The Future of News and Detroit – The Dying Goat
As stories about further cutbacks and closures in the newspaper industry continue, so do discussions about what is wrong with the news industry, and what can be done to fix it. However, many of the discussions seem to be looking at the problem from the wrong end. Too many people are looking at trying to adjust the revenue stream to deal with online distribution, and too few people are talking about the product itself, the news.
The story of the demise of newspapers follows a familiar line. Something has come along to challenge the hegemony of the industry. For the newspapers, it is the Internet. Classifieds have moved to Craigslist. Subscribers are getting their news online. It reminds me an awful lot of the auto industry years ago. For them, it was Japan. Everyone was buying Japanese cars. They blamed the labor unions. They blamed heathcare costs and retirement costs. What no one was willing to talk about was the big issue, they stopped making a product that people cared about. Sounds a lot like the newspapers today.
Sure, they managed to buy some time making SUVs which people liked for a while, until gas prices went up again. Likewise, the news industry managed to buy sometime by providing entertainment in the guise of news, by focusing on personalities like O’Reilly or Olberman and not on information people needed.
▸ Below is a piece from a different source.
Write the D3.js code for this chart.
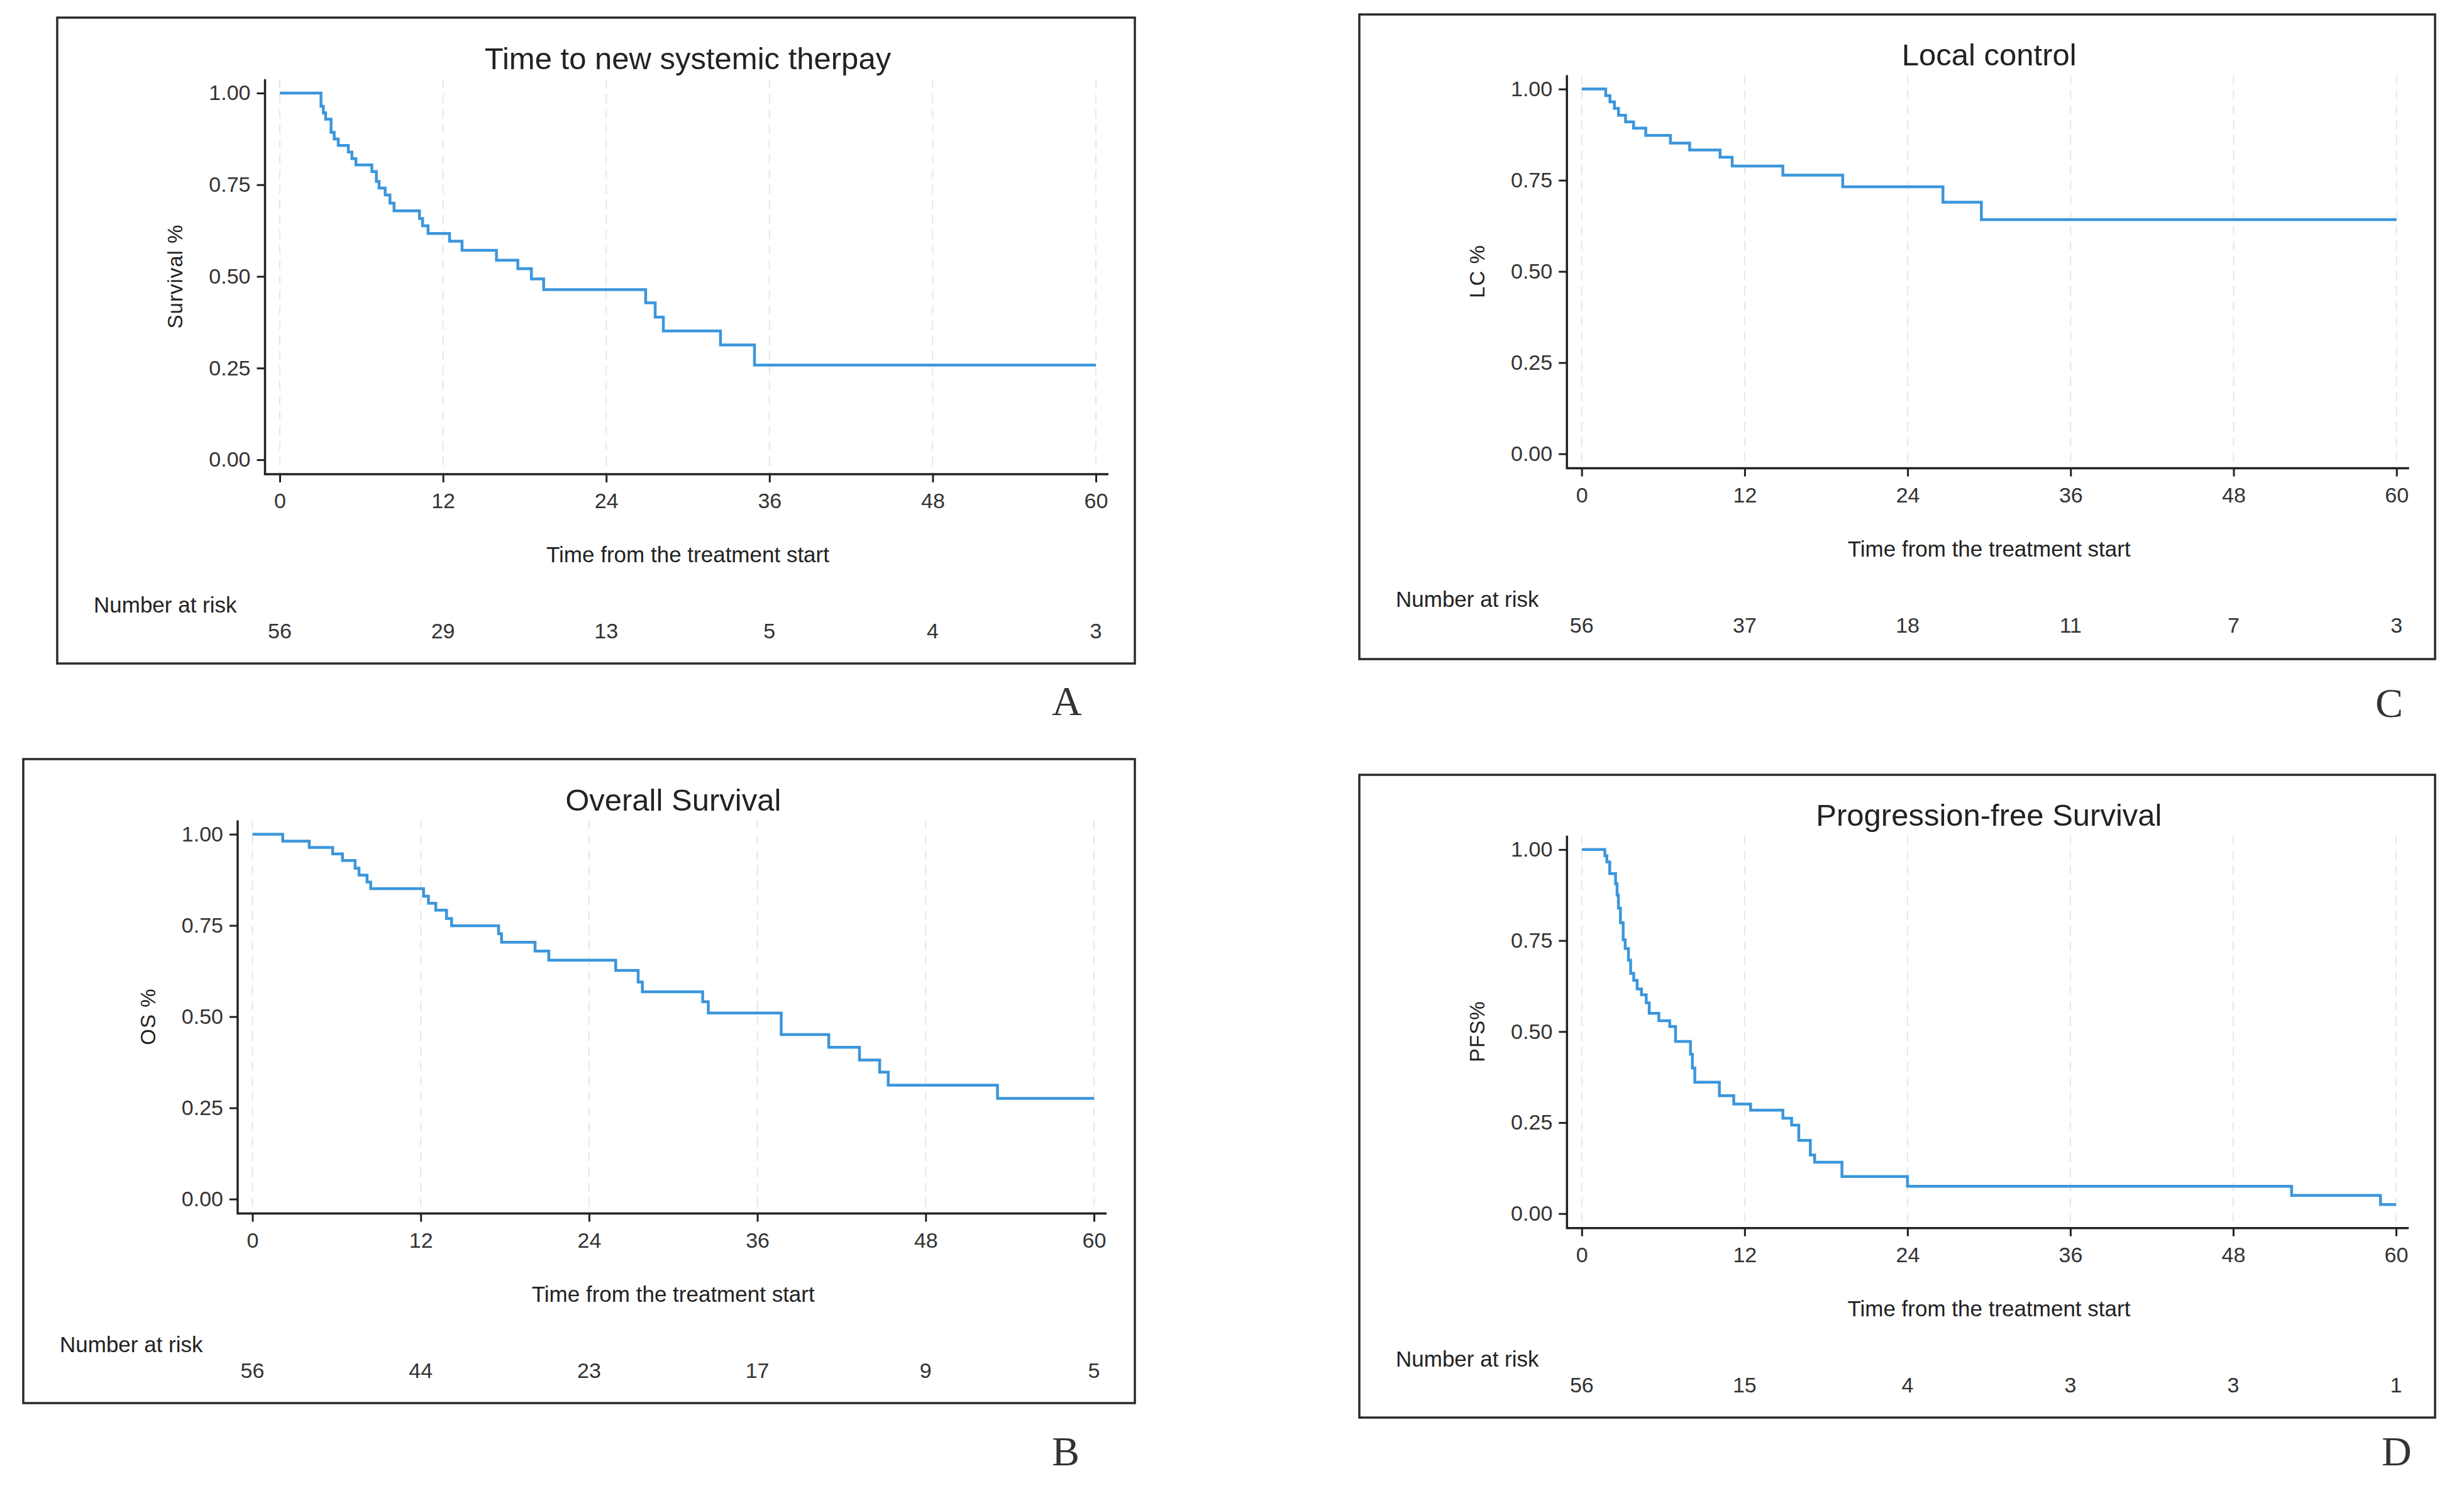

When I spoke with one old newspaper man, he talked about the day when newspapers were run by local companies. They were part of the community and were something that people cared about. There was a high return on investment. So, the big investors came in and tried to run the papers. They tried to squeeze even more return out of the papers.
It was sort of like the story of the farmer and his goat. He figured that he could make more money off of his goat if he cut her food with sawdust. Slowly, he started replacing more and more of her food with sawdust. The goat’s milk production went down a little, but the farmer made up for the lost milk revenue with the savings he was getting on grain. Kept doing that until finally the goat starved to death.
That, I believe, is the real issue with both the car industry and the news industry. People have been busy saving money by delivering sawdust and calling it news. Now that the readers are leaving, people are wondering if maybe they can do something different to get readers again. The answer is simple, start producing news again.
Write about things that you care about and that your community cares about, and you’ll find readers. Until then, the discussions about revenue models are a bit like discussions of whether you try to milk your dying goat before or after you feed it more sawdust.